Start of the Ridge Leading to Mt Nabewari

It was a cloudy morning as I got off the train at Maebashi station around 9am. I was surprised how few people boarded the bus for the one hour ride to Akagi mountain, although the parking lot next to the trail entrance was packed with cars. I set off a little before 11am, up a wide, gently sloping trail through the forest; rays of sunshine pierced the clouds, a sign of improving weather. Half an hour later, I reached Arayama Highland (荒山高原). To the south, I had a view of the head of the ridge leading to today’s summit. Many hikers were taking a break, so I quickly moved on. After a short climb, I reached a level path along a bare ridgeline.

Start of the Hike (left) Easy Walking through the Forest (right)

Near the Top of the Ridge (left) Just Before the Summit (right)

I was amazed to find such an exposed ridgeline at a relatively low altitude, although the surrounding views were hidden by the clouds. After passing two minor summits, Mt Hiokoshi (火起山) and Mt Kamado (竈山), the path reentered the forest and descended for a short while, before reaching another section of the ridgeline out of the trees. At noon, I arrived at the top of Mt Nabewari (鍋割山 なべわりやま nabewari-yama). Looking south, I could barely make out the Kanto plain through the haze; in clear weather, one can see Mt Fuji, Tanzawa, Oku-Chichibu, the South Alps and Yatsugatake. Patches of blue sky above gave me hope for the rest of the day. I sat on a bench for some lunch, before retracing my steps half an hour later.

Jumble of Rocks on the way to Arayama Kogen

Walking the Exposed Ridgeline

I was lucky to get some views on the return on the north side: I could see the long ridgeline on the west side of the volcano, ending at the rounded peak of Mt Suzu. Directly ahead, I could see Mt Ara and Mt Jizo, two other peaks of Mt Akagi (climbed in September 2015), slowly emerging from the mist. On a clear day, it would have been possible to see the North Alps, Mt Asama, Mt Azuma, Mt Kusatsu-Shirane, Mt Naeba, Mt Tanigawa, and Mt Hotaka. At 1pm, I was back at Arayama Kogen, where I joined the “Fureai no Michi”, heading west through the forest. From this point, I saw no other hikers, the sound of voices replaced by the buzzing of insects.

Some Blue Sky Above

On the Right, Mt Suzu

This was by far the best part of today’s hike, as I could totally immerse myself in the surrounding nature. The sun had finally come out but it remained tolerably cool under the tree shade. It took me about three hours of pleasant hiking to reach the trail entrance for Fudo-daki waterfall (不動滝).
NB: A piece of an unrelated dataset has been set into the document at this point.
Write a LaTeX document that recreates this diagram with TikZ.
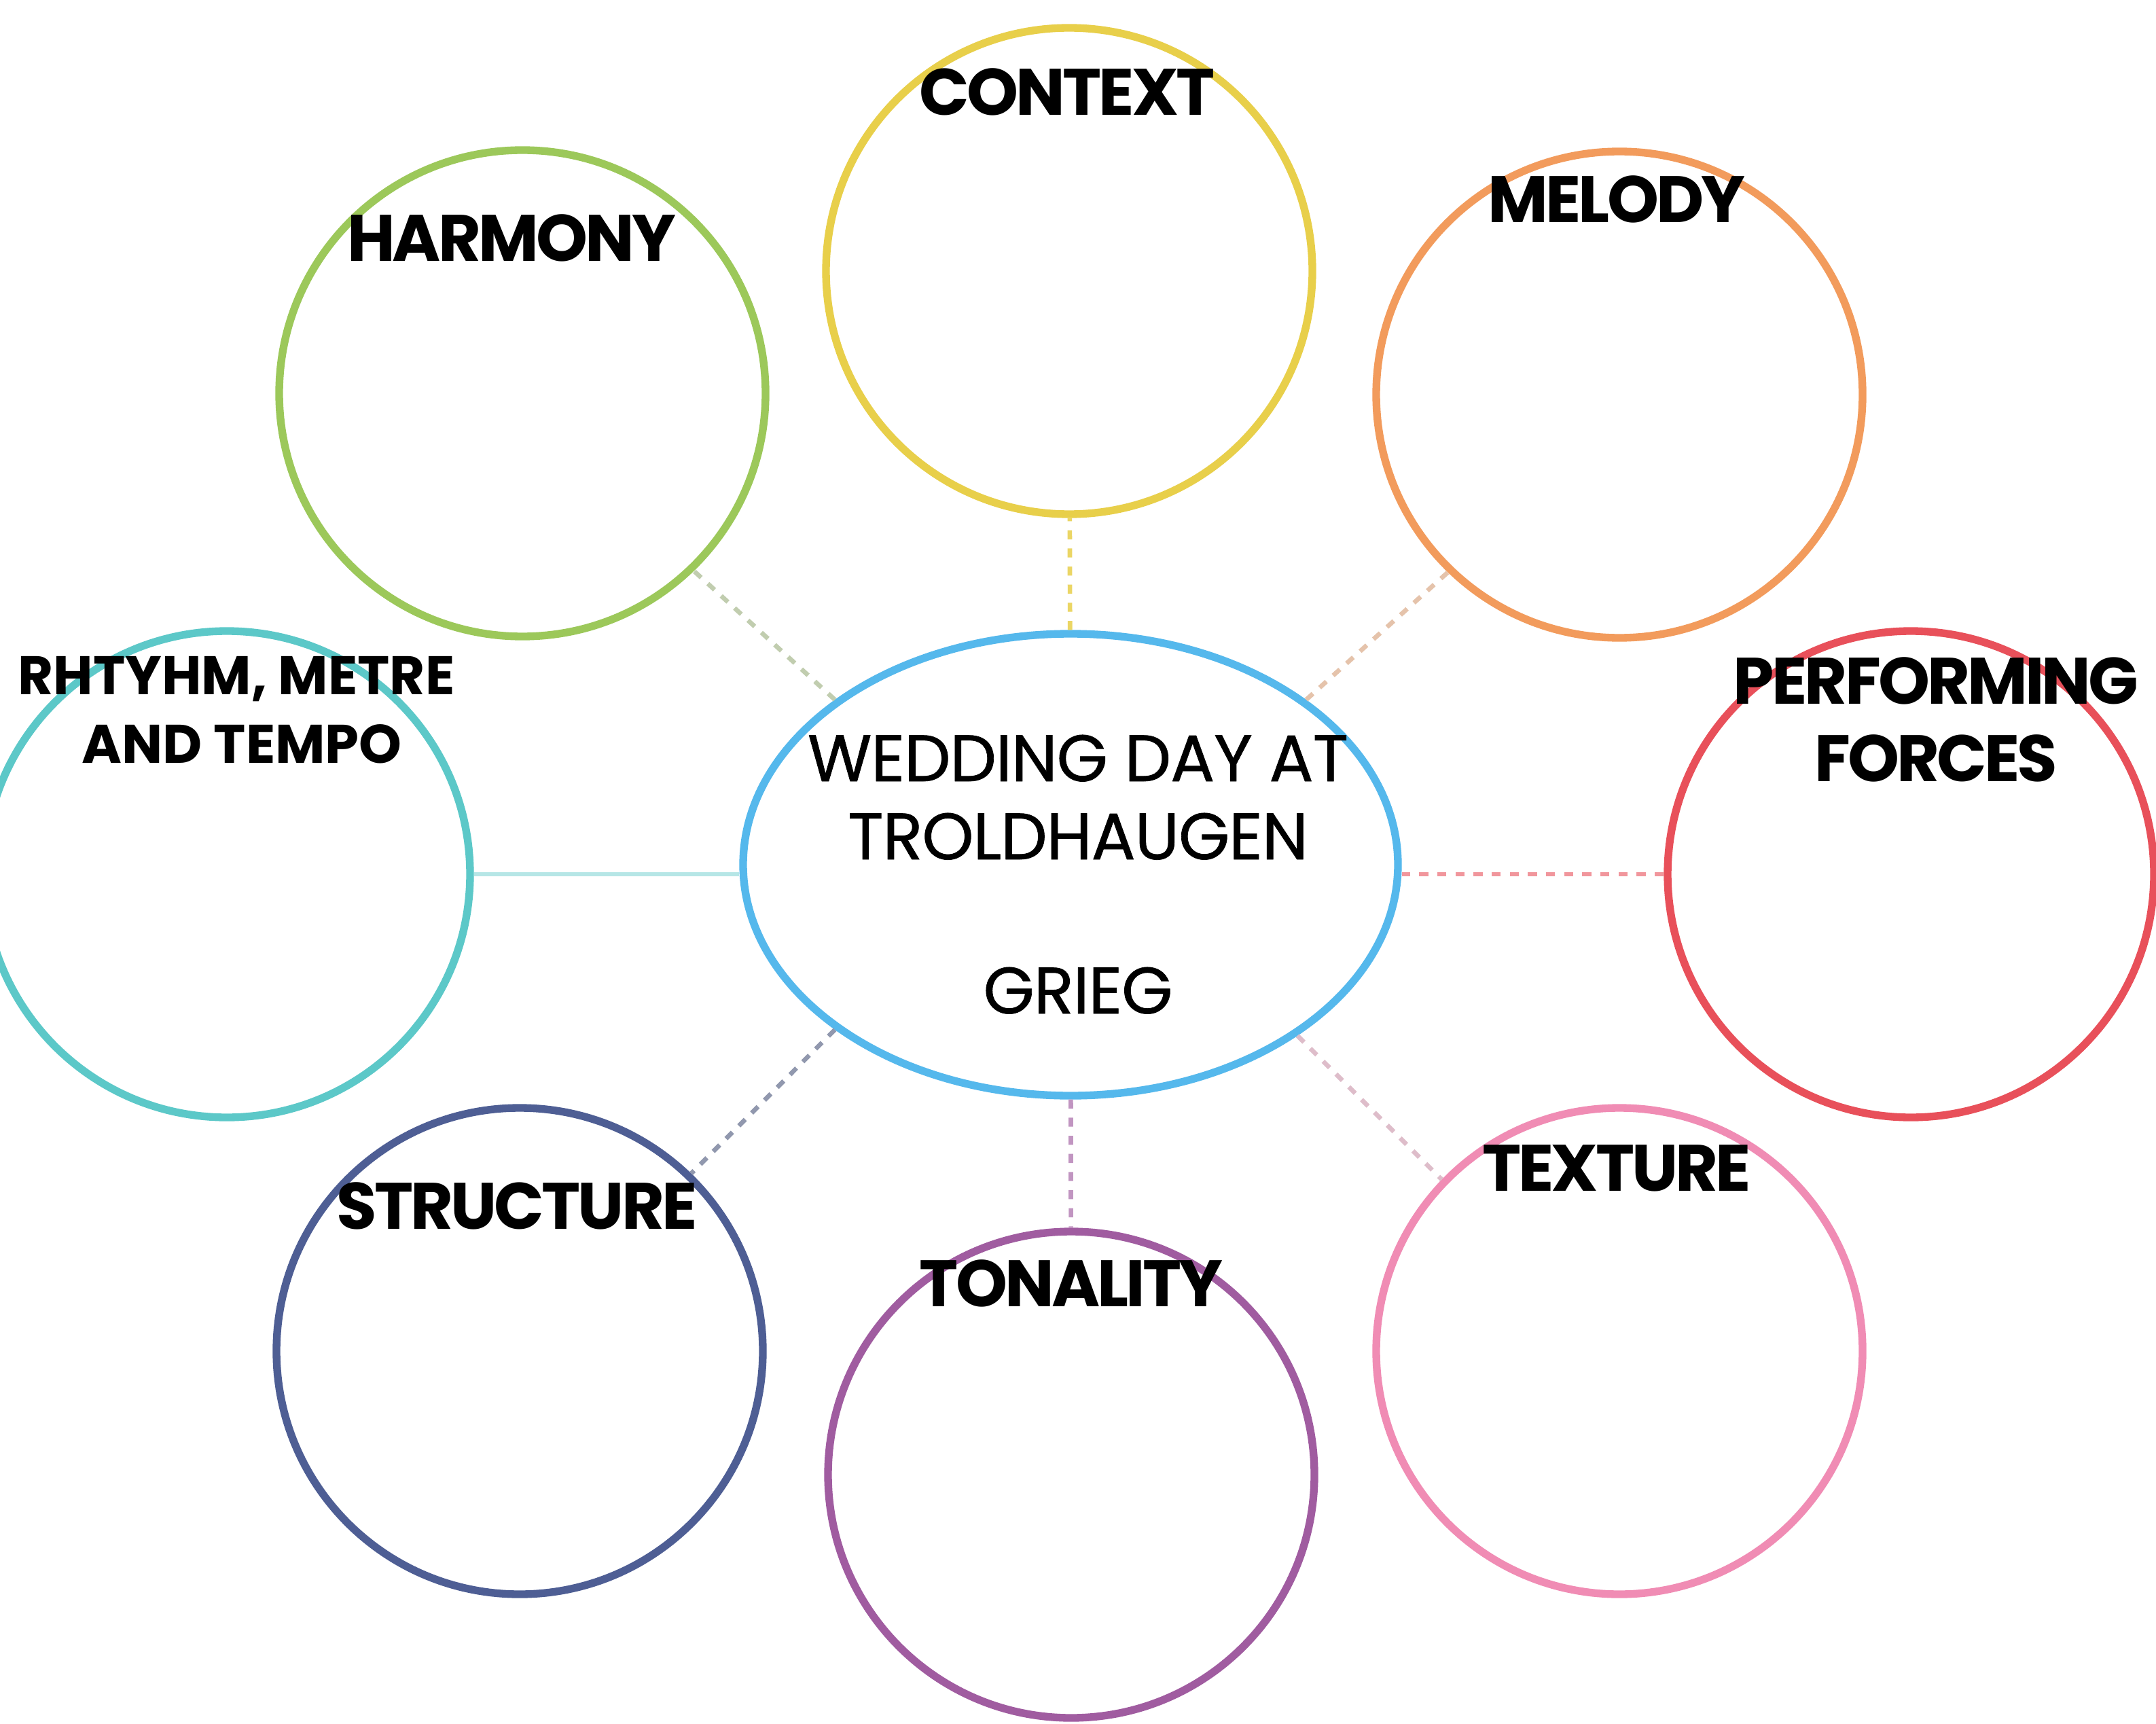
\documentclass[tikz,border=0pt]{standalone}
\usepackage{fontspec}
\setmainfont{Poppins}
\newfontfamily\lblfont{Poppins}[LetterSpace=-4]
\newfontfamily\smfont{Poppins}[LetterSpace=0]
\newfontfamily\midfont{Poppins}[LetterSpace=-1,FakeBold=0.8]
\usetikzlibrary{shapes.geometric}
\definecolor{cblue}{HTML}{55B8EC}
\definecolor{cyellow}{HTML}{E8CF4A}
\definecolor{cgreen}{HTML}{9CC85A}
\definecolor{corange}{HTML}{F29B5C}
\definecolor{cteal}{HTML}{5CC8C8}
\definecolor{cred}{HTML}{E8505A}
\definecolor{cnavy}{HTML}{4E5E94}
\definecolor{cpurple}{HTML}{A05CA0}
\definecolor{cpink}{HTML}{F08CB4}
\begin{document}
\begin{tikzpicture}[x=0.3pt,y=-0.3pt,
  bubble/.style={circle, draw=#1, line width=3.4pt, minimum size=214.8pt, inner sep=0pt},
  hub/.style={ellipse, draw=cblue, line width=3.4pt, minimum width=289.2pt, minimum height=204pt, inner sep=0pt},
  lbl/.style={font=\lblfont\bfseries\fontsize{29}{34}\selectfont, inner sep=0pt, anchor=base, text=black},
  smlbl/.style={font=\smfont\bfseries\fontsize{24}{28}\selectfont, inner sep=0pt, anchor=base, text=black},
  midlbl/.style={font=\midfont\fontsize{29}{34}\selectfont, inner sep=0pt, anchor=base, text=black},
  link/.style={line width=2pt, draw=#1, dash pattern=on 4pt off 4pt},
  solidlink/.style={line width=2pt, draw=#1}]
\useasboundingbox (0,0) rectangle (3174,2538);
\fill[white] (0,0) rectangle (3174,2538);
% bubbles
\node[hub] (hub) at (1576,1273) {};
\node[bubble=cyellow] (context) at (1574,399) {};
\node[bubble=cgreen] (harmony) at (769,579) {};
\node[bubble=corange] (melody) at (2384,581) {};
\node[bubble=cteal] (rhythm) at (334,1287) {};
\node[bubble=cred] (forces) at (2813,1287) {};
\node[bubble=cnavy] (structure) at (765,1989) {};
\node[bubble=cpurple] (tonality) at (1577,2171) {};
\node[bubble=cpink] (texture) at (2384,1989) {};
% connectors
\draw[link=cyellow!85] (hub) -- (context);
\draw[link=cgreen!50!gray!55] (hub.145) -- (harmony.-46);
\draw[link=corange!70!gray!55] (hub.35) -- (melody.226);
\draw[solidlink=cteal!45] (rhythm.east) -- (rhythm.east -| hub.west);
\draw[link=cred!60] (forces.west) -- (forces.west -| hub.east);
\draw[link=cnavy!60!gray!70] (hub.215) -- (structure.46);
\draw[link=cpurple!65] (hub) -- (tonality);
\draw[link=cpink!60!gray!55] (hub.323) -- (texture.136);
% labels
\node[lbl] (tcontext) at (1571,170) {CONTEXT};
\node[lbl] (tharmony) at (753,385) {HARMONY};
\node[lbl] (tmelody) at (2380,328) {MELODY};
\node[smlbl] (trhythma) at (348,1022) {RHTYHM, METRE};
\node[smlbl] (trhythmb) at (356,1123) {AND TEMPO};
\node[lbl] (tforcesa) at (2850,1036) {PERFORMING};
\node[lbl] (tforcesb) at (2850,1150) {FORCES};
\node[lbl] (tstructure) at (761,1809) {STRUCTURE};
\node[lbl] (ttonality) at (1577,1923) {TONALITY};
\node[lbl] (ttexture) at (2380,1753) {TEXTURE};
\node[midlbl] (ttitlea) at (1587,1150) {WEDDING DAY AT};
\node[midlbl] (ttitleb) at (1587,1265) {TROLDHAUGEN};
\node[midlbl] (tcomposer) at (1587,1492) {GRIEG};
\end{tikzpicture}
\end{document}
I checked it out myself: it was indeed impassible, but I was rewarded with a close-up encounter with a deer. The short trail to the waterfall followed a rushing river, requiring some surefootedness along a rocky section, equipped with a small ladder for safety.

Heading back to Arayama Highland

Following the Fureai no Michi

I was stunned by how high this waterfall was, as it suddenly appeared past a rocky cliff in a bend in the river; according to a nearby information board, it was 32 meters tall. I got as close as I could to the thundering water, the cold splashing water welcome on this warm summer day. At 4h30 I turned back, and after reaching the road at the trail entrance, turned left. From here, it was about an hour walk down the mountain. As soon as I was back within phone range, I dialed the “furusato bus” number. After several long rings, my call was answered. I requested to be picked up from Nakanosawa Museum, the closest stop to the mountain.

Walking in the shade (left) Staircase at the End of the Fureai no Michi (right)

First view of Fudo-daki Waterfall (left) Close-up view of the Waterfall (right)

I was relieved when my request was accepted without any hesitation. I arrived at the museum just before 5h30, and a few anxious minutes later, a minibus arrived, dot on time. After a short ride through the countryside (total cost 210 yen), I was dropped off at Ogo station on the Jomo railway, a 15 minute train ride from Chuo-Maebashi station, which in turn is a ten minute bus ride from Maebashi station. I was glad I could experience a new form of transport, although on a busier day it would have taken longer to accommodate more passengers. I hope to redo this hike one day on a clear winter day so I can see all the views along the ridgeline and from the summit.